Supporting Diverse Learners
In addition to designing program to engage Spanish-speaking students, WITS considered the needs of auditory, visual, and kinesthetic learners. Videos feature high-energy attention-getters, call-and-response questions, music, and even costumes and props. During the daily read-aloud, viewers can see the illustrations and print, allowing them to follow along as if reading together in person.
“Though our online content is mainly comprised of visual and auditory components, we were able to help kinesthetic learners [through] our activity packet,” explains Kevin, “The activity packet provides options for students to draw, practice writing letters, and showcase creativity through crafts.” Viewers can also let out some energy during the “Let’s Move” videos posted on Wednesdays, which provide easy-to-follow movement exercises themed after the fairy tale of the week.
Relying On Routine
However viewers learn best, Virtual ECSP is a space for families to explore, share, and enjoy reading on a regular basis.
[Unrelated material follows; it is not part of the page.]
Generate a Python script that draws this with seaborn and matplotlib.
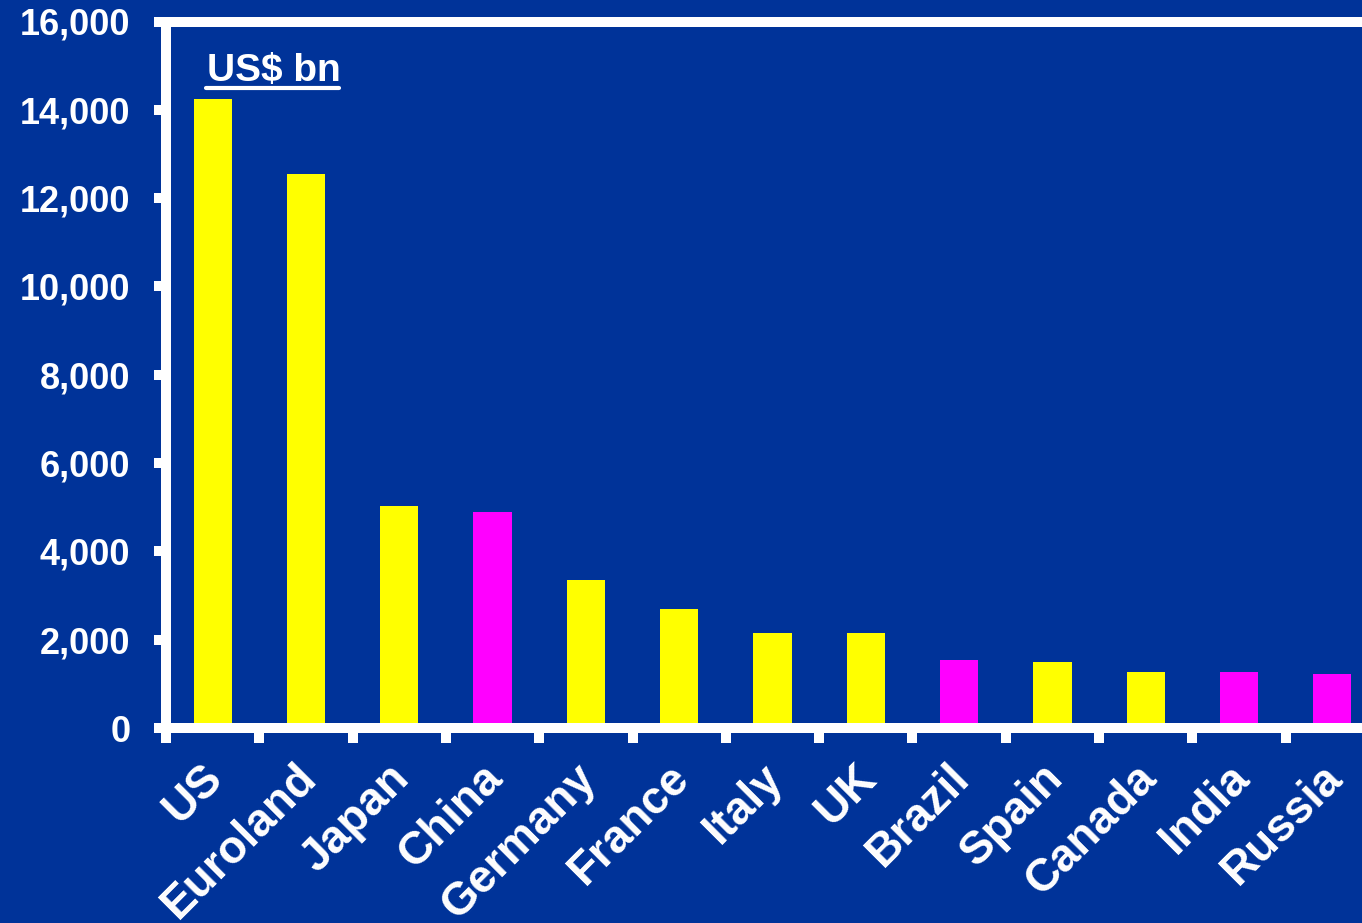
import numpy as np
import pandas as pd
import matplotlib
matplotlib.use('Agg')
import matplotlib.pyplot as plt
import matplotlib.transforms as mtransforms
import seaborn as sns
from matplotlib.lines import Line2D

countries = ['US', 'Euroland', 'Japan', 'China', 'Germany', 'France', 'Italy',
             'UK', 'Brazil', 'Spain', 'Canada', 'India', 'Russia']
gdp_bn = [14250, 12550, 5030, 4890, 3350, 2690, 2150, 2150, 1540, 1490, 1270, 1270, 1220]
group = ['dev', 'dev', 'dev', 'bric', 'dev', 'dev', 'dev', 'dev', 'bric', 'dev', 'dev', 'bric', 'bric']
y_ticks = [0, 2000, 4000, 6000, 8000, 10000, 12000, 14000, 16000]

BG = '#003399'
WHITE = 'white'
palette = {'dev': '#FFFF00', 'bric': '#FF00FF'}

df = pd.DataFrame({'country': countries, 'gdp': gdp_bn, 'group': group})

sns.set_style('white')
plt.rcParams['font.family'] = ['Liberation Sans', 'DejaVu Sans']
plt.rcParams['font.weight'] = 'bold'

fig = plt.figure(figsize=(13.62, 9.23), dpi=100, facecolor=BG)
ax = fig.add_axes([166 / 1362, 195 / 923, 1213 / 1362, 706.5 / 923])
ax.set_facecolor(BG)

sns.barplot(data=df, x='country', y='gdp', hue='group', palette=palette,
            dodge=False, width=0.41, legend=False, saturation=1, ax=ax,
            linewidth=0)

ax.set_xlim(-0.5, len(countries) - 0.5)
ax.set_ylim(0, 16000)
ax.set_yticks(y_ticks)
ax.set_yticklabels([f'{v:,}' for v in y_ticks], fontsize=26, fontweight='bold', color=WHITE)
ax.set_xlabel('')
ax.set_ylabel('')

# category labels at centres, tick marks at boundaries
ax.set_xticks(np.arange(len(countries)))
ax.set_xticklabels(countries, rotation=45, ha='right', va='top', rotation_mode='anchor',
                   fontsize=33, fontweight='bold', color=WHITE)
ax.set_xticks(np.arange(len(countries) + 1) - 0.5, minor=True)
ax.tick_params(axis='x', which='major', bottom=True, length=0, pad=20)
ax.tick_params(axis='x', which='minor', bottom=True, length=10.8, width=7.2,
               color=WHITE, direction='out')
ax.tick_params(axis='y', which='major', left=True, length=8.6, width=7.2,
               color=WHITE, direction='out', pad=17)

shift = mtransforms.ScaledTranslation(-12 / 100, 0, fig.dpi_scale_trans)
for lab in ax.get_xticklabels():
    lab.set_transform(lab.get_transform() + shift)

for side in ['left', 'bottom', 'top']:
    ax.spines[side].set_visible(True)
    ax.spines[side].set_color(WHITE)
    ax.spines[side].set_linewidth(7.2)
ax.spines['right'].set_visible(False)
for s in ax.spines.values():
    s.set_capstyle('projecting')

label = ax.text(-0.06, 14650, 'US$ bn', fontsize=28, fontweight='bold', color=WHITE,
                ha='left', va='baseline')

fig.canvas.draw()
bb = label.get_window_extent()
fig.add_artist(Line2D([(bb.x0 - 1) / fig.bbox.width, (bb.x1 - 2) / fig.bbox.width],
                      [(bb.y0 + 1) / fig.bbox.height] * 2,
                      color=WHITE, linewidth=3, transform=fig.transFigure))

fig.savefig('out.png', dpi=100, facecolor=BG)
The virtual platform also enables WITS to engage with audiences outside our typical reach. Previously, ECSP served 100 students across seven schools each summer. Since the launch of Virtual ECSP in mid-July:
•Materials have been downloaded over 100 times
•The ECSP page has been viewed 11,000 times
•Videos have been viewed 5,700 times
Through WITS’ partnership with the Chicago Public Library, we will collaborate with neighborhood libraries to expand the promotion of WITS online material throughout the school year.
“Virtual ESCP’s greatest strength is that it can bring happiness and light and a sense of routine to people at a time in history that is full of uncertainty,” says WITS Community Manager Annie Kennedy. “Students and, by extension, their families know that they can pull up the WITS website to find fun activities and watch a lot of cool videos by people who clearly love reading.”
Kevin Hujar agrees, “I am proud of the consistency that this program provides. [It] follows a routine that viewers can count on.”
As Chicago Public Schools develops its plan for reopening in the fall, WITS is paying close attention to the needs of teachers, students, and families to continue providing consistent literacy support. Though our moniker is Working in the Schools, adapting the ECSP program encouraged us to consider how WITS fits in the homes and daily lives of our students. Whatever the 2020-2021 school year brings, WITS will uphold the spirit of adaptability and creativity to play a meaningful role in the schools and homes we serve.
WITS’ focuses on driving two measurable literacy outcomes: improving reading level growth and attitudes toward reading.
Over the past 3 years, 68% of WITS students surpassed the national average for annual reading level growth
Over the past 3 years, 65% of WITS students reported an improvement in overall attitude toward reading and reading behaviors (i.e. reading out loud, reading during a test, reading to learn, etc.)